Sunday, 15 October 2017

more weeding

I woke up feeling as though I definitely might be developing a cold, or resuming the cold that had just been going away when my father's health took a dramatic turn for the worse. Aching, snivelling, sore throated, sticky, smelly, and generally not very nice to know.  But after a shower I thought I might as well put on my gardening clothes and see how I felt once I'd had some breakfast, before abandoning myself to a day spent sniffing on the sofa, and once I'd had some breakfast I felt better than I had when I got up, and the sun was shining and it was forecast to be unseasonably warm, so I tottered out.  Not up the scaffolding to resume battle with the hedge, but up the the meadow to continue with the weeding.  Falling off the Henchman seemed like a bad idea, but crawling about it would be easy enough to lie down if I suddenly felt worse.
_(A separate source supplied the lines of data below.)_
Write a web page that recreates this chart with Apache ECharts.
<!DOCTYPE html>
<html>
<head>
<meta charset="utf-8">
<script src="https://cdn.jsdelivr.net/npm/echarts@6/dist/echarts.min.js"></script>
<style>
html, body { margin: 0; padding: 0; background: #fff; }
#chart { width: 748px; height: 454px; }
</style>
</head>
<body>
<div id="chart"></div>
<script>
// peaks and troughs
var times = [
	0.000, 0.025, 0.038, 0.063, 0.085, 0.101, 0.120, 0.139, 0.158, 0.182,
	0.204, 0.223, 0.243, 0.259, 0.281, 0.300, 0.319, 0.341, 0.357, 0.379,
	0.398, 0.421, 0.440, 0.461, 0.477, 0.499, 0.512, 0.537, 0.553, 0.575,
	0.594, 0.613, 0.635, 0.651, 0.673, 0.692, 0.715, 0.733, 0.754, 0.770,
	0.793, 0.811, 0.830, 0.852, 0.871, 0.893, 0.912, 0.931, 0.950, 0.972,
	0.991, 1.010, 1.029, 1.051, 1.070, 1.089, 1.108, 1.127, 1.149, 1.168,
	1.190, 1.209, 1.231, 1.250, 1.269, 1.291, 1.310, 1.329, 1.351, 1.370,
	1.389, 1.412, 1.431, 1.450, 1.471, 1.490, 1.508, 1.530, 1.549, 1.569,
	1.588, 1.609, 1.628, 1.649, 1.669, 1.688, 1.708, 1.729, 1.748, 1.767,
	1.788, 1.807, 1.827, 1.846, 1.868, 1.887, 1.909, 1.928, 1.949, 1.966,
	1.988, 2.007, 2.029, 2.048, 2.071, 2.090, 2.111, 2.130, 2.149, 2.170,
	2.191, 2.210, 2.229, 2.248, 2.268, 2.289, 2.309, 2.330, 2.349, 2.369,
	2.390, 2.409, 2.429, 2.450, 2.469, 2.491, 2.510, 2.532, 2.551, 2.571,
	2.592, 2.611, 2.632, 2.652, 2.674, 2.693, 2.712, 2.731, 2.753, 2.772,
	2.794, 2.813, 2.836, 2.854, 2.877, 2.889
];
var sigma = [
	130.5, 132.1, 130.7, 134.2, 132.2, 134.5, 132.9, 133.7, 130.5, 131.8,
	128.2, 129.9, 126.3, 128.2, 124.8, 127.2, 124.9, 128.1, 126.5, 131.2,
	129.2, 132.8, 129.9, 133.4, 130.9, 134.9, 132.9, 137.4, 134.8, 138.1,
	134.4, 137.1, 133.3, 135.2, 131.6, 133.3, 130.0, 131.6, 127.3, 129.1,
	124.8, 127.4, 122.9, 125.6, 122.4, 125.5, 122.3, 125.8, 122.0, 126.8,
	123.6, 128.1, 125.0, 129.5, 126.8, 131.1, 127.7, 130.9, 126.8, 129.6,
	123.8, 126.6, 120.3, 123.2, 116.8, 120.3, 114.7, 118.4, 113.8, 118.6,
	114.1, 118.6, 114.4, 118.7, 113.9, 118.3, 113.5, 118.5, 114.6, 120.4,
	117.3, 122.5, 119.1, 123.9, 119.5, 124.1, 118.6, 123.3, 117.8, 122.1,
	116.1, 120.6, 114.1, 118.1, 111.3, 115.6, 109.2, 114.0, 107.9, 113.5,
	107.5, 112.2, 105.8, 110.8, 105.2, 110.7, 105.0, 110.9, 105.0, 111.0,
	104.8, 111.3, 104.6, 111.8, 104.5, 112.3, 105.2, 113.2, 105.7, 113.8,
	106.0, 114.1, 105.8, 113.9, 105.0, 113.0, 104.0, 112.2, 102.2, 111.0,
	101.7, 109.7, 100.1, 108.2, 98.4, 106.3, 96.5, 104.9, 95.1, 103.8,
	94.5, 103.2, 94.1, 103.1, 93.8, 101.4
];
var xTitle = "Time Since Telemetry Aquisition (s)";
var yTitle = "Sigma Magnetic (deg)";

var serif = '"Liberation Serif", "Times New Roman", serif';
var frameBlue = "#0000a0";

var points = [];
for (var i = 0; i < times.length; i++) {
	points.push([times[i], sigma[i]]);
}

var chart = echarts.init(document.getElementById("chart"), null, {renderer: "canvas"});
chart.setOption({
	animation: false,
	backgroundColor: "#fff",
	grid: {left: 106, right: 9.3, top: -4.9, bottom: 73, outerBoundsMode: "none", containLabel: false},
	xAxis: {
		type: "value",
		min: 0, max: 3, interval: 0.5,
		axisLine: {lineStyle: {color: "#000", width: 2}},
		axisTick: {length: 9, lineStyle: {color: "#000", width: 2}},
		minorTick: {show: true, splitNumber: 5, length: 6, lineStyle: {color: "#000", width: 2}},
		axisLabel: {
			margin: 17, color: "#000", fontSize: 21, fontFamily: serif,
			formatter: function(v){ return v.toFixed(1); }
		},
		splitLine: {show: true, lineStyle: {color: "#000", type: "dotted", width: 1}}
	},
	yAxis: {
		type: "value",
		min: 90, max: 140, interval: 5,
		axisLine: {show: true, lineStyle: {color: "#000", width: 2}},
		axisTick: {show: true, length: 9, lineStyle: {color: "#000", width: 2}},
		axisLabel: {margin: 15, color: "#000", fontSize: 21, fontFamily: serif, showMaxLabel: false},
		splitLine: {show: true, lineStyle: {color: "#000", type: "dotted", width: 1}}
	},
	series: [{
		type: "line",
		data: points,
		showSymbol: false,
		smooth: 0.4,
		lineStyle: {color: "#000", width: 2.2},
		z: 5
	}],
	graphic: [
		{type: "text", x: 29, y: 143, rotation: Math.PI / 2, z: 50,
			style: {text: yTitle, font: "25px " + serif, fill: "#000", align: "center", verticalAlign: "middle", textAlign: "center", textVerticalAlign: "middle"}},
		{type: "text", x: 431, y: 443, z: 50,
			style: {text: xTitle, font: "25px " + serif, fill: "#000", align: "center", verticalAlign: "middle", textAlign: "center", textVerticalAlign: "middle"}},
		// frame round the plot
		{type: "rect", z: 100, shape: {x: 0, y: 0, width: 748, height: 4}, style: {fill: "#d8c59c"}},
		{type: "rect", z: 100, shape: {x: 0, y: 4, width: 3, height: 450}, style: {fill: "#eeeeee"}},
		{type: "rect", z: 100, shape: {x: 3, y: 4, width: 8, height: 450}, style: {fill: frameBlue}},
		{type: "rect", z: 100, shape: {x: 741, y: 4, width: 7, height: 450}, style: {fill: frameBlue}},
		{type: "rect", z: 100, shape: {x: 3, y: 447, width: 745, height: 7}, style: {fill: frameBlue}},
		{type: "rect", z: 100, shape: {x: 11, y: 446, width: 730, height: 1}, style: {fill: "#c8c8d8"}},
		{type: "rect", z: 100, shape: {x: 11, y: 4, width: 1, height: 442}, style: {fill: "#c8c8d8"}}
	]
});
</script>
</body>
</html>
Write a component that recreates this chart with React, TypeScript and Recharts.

In fact, fresh air and sunshine and messing about with plants had the opposite effect, as it usually does.  I dibbled up copious quantities of goose grass seedlings and hairy bittercress, cut off the flowering stems of nettles (please let them not have shed their seeds yet) and bagged them up to take to the dump, and tugged and chopped at the odd brambles that had sprouted again from the bits of root I failed to dig out last time round.  Into the newly cleared space I planted white violets and some of the young hellebores that have been growing on in the cold frame.

I didn't have the heart to disturb the primroses, which have sprung back into life with the autumn weather and looked so fine and leafy it seemed a shame to dig them up.  Instead I went and lifted some of the plants that had seeded themselves into the bottom lawn in the back garden.  In contrast to the lush specimens in the meadow, they were still in their shrivelled summer state.  By the time the birches, the Zelkova and the wild cherry at the bottom of the garden have drunk their fill it doesn't leave a lot for shallow rooted plants like primroses at this time of year.  By spring I daresay they'll have staged a miraculous recovery.

Back in the meadow alongside the wood the soil got appreciably drier close to the base of a birch that seeded itself near the wildlife pond, and which we left since it was making rather a nice job of softening the transition from wood to garden.  It seemed a waste to plant any of the hellebores too close to it, and so I still have an arc of bare soil to fill and no plants to hand to go in it.  Epimedium  x perralchium 'Frohnleichten' sprang to mind, evergreen and drought tolerant.  All epimediums are not equally forgiving of dry shade, but that one is supposed to be bullet proof.  The Chatto gardens have them in stock according to their website.  Click and collect at the Chatto gardens is very tempting.  I still have a box of three geraniums and two orange flowered poppies sitting by the front door waiting to be planted out since the last time I let my fingers do the walking.